Overall, in my first month of weight watchers, I lost 8.6 pounds. The second month I gained 0.4 pounds. Again, not bad because I’m kind of maintaining. The lousy part is hindsight; if I had stayed on plan through the second month, I’d almost be seeing the 270’s now. Ugh.

Due to all of the above :), I wrote out a simple menu for myself which incorporates a lot of vegetables, whole grains and lean meats. This particular menu also should help me to get the nutrients I need to be healthier. I’m hoping to get my sister to go shopping with me this weekend, as I’m running out of the good foods. LOL, I really should shop more, but I don’t like going to crowded stores.

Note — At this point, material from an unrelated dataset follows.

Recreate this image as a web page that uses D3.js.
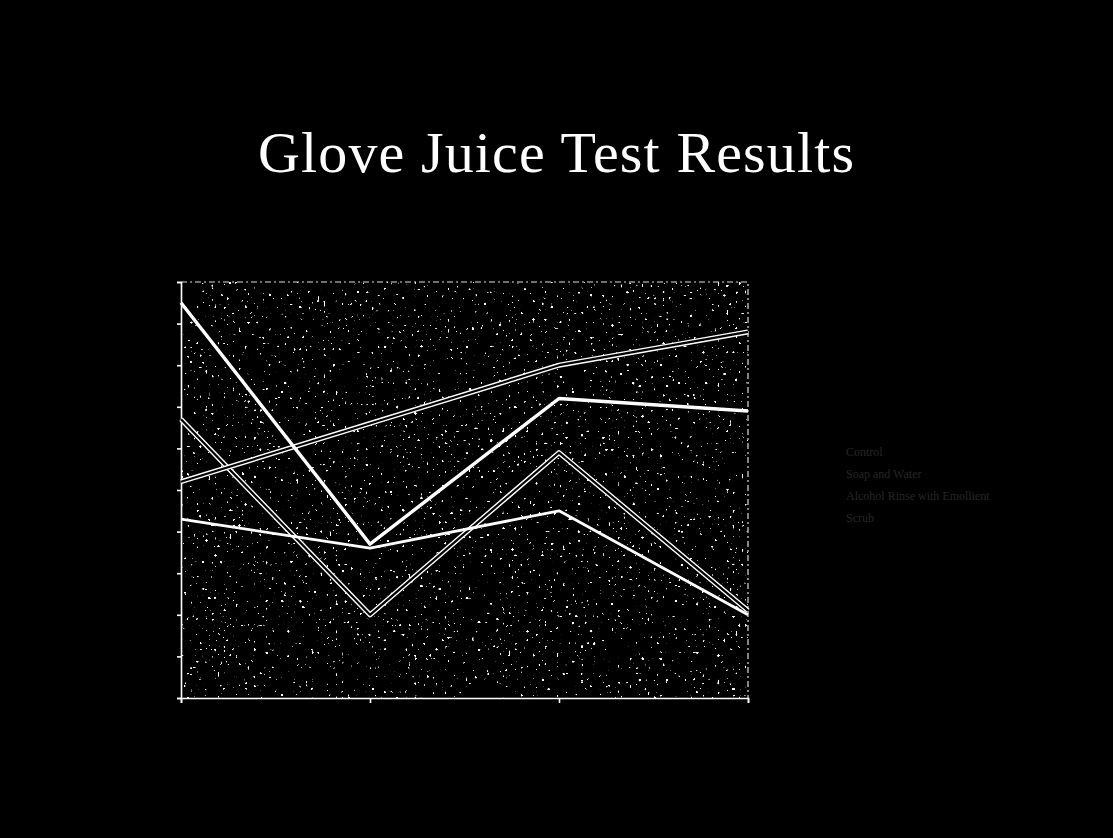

I also got a 10 pound kettle bell to exercise with. I really like it; the shape and handle make it easy to hold, and it came with 3 work-outs on a dvd. One is 10 minutes, one is 15 and one is 20. I did the 10 minute work-out the first night and the next day discovered I have muscles on my inner thighs. I love that working with a kettle bell uses a lot of momentum and using your body to add momentum. It’s very comfortable. The music’s a little funky, but the instructor on the dvd is awesome! She explains every movement very well, and takes it easy which makes the time go by faster. I’m really liking it.

Monday, March 8, 2010

Vacations go by so quickly.

I’m back from my vacation, and back at work. I so enjoyed being with Jeff. I love that man so much.

On The 28th, we arrived at our hotel room which was beach front, we just didn’t have a beach view. It was really pretty nice for only $45 a night. They also had a swimming pool, so we went swimming on Sunday and Monday, which I counted for a half hour of exercise on my calendar, since I’m never really sitting still when I’m in water. There is almost nothing I enjoy more than being in the water. That feeling of weightlessness is so appealing to me. Not to mention that I actually feel graceful when I’m floating. You can’t trip in a swimming pool.

Unfortunately, you can cause injuries on the concrete. My feet get dried out when I’m in the water a lot, and two of my toes now have cuts at the base where the skin split. It makes working out a little less fun.

Then on Tuesday, we left the coast and drove up to Welches, which is about 10 miles from Mt. Hood. We got to stay in a condo that my FIL reserved through his time share. It was so relaxing and nice to be with Jeff. On Wednesday, I worked out in their gym for an hour, which was a lot of fun. The treadmill was so quiet; nothing I’m used to, since mine makes such a racket, you’d think a washing machine is walking around the room. It’s THAT bad. Anyways, after a half hour on the treadmill at an incline, I got onto the recumbent bike and pedaled for 10 minutes straight. I was struggling to get my rhythm, and then struggled with making t the 10 minutes I kept pushing for. It didn’t hurt, it was just a push to do it that much, but I did! And then on Thursday, I couldn’t get Jeff to go to the gym with me, but he was willing to go swimming, so we did that instead.

All in all, while I did pretty well at keeping active during the week, my eating did suffer. We went out a couple of times and I didn’t stick to healthy choices. I hate to say it, but I did use the excuse that I was on vacation and we rarely get to the places we ate at. Worse off is that we ended up going to the same place 2 nights in a row because the restaurant I had planned for (and was going to eat healthy at) closed early. So off my plan I went, and got the fish and baked potato again. Not good, but a slightly better choice than french fries. I need to remind myself that better is good enough for me.

I’m working this week on getting myself back on plan, because I’m back up to 296. On Saturday, I mowed the lawn for 1 hour, and did a 10 minute workout with my kettle bell, which I felt on my inner thighs today. Kinda cool. My work-out calendar is looking pretty colorful now. I haven’t used any green or yellow, which I’m working on figuring in, but it’s got a lot of red, white and blue on it. While I haven’t exercised as well as I should with my 30 days of exercising in 40 days, I am only a little behind, and can keep on track if I pay attention.